From: Stefan Hajnoczi
Subject: Re: [Qemu-devel] [RFC 0/8] arm AioContext with its own timer stuff
Date: Thu, 25 Jul 2013 14:41:28 +0200

On Thu, Jul 25, 2013 at 2:38 PM, Jan Kiszka <address@hidden> wrote:
> On 2013-07-25 14:35, Paolo Bonzini wrote:
>> Il 25/07/2013 14:32, Jan Kiszka ha scritto:
>>> On 2013-07-25 14:21, Alex Bligh wrote:
>>>>
>>>>
>>>> --On 25 July 2013 14:05:30 +0200 Stefan Hajnoczi <address@hidden>
>>>> wrote:
>>>>
>>>>> Alex Bligh's series gives each AioContext its own rt_clock.  This avoids
>>>>> the need for synchronization in the simple case.  If we require timer
>>>>> access between threads then we really need to synchronize.
>>>>>
>>>>> You pointed out in another email that vm_clock stops when the guest is
>>>>> paused.  I think we can find a solution for I/O throttling and QED,
>>>>> which use vm_clock in the block layer.  Note that block jobs already use
>>>>> rt_clock.
>>>>
>>>> I would happily at a QEMUClock of each type to AioContext. They are after
>>>> all pretty lightweight.
>>>
>>> What's the point of adding tones of QEMUClock instances? Considering
>>> proper abstraction, how are they different for each AioContext? Will
>>> they run against different clock sources, start/stop at different times?
>>> If the answer is "they have different timer list", then fix this
>>> incorrect abstraction.
>>
>> s/QEMUClock/QEMUTimerList/ ? :)
>
> What do you mean? If the content of struct QEMUClock remained the same,
> that would just paper over a design mistake.

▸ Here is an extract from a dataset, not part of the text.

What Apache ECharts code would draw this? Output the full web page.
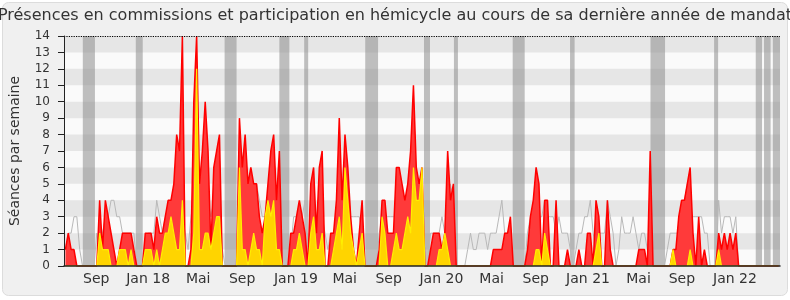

QEMUClock really isn't much more than a reference to a clock source,
an enabled/disabled flag, and a timer list.

The point of having one QEMUClock per AioContext is to allow each
thread's event loop to have its own timers, without synchronization.

What is the design mistake?  I only see poor naming.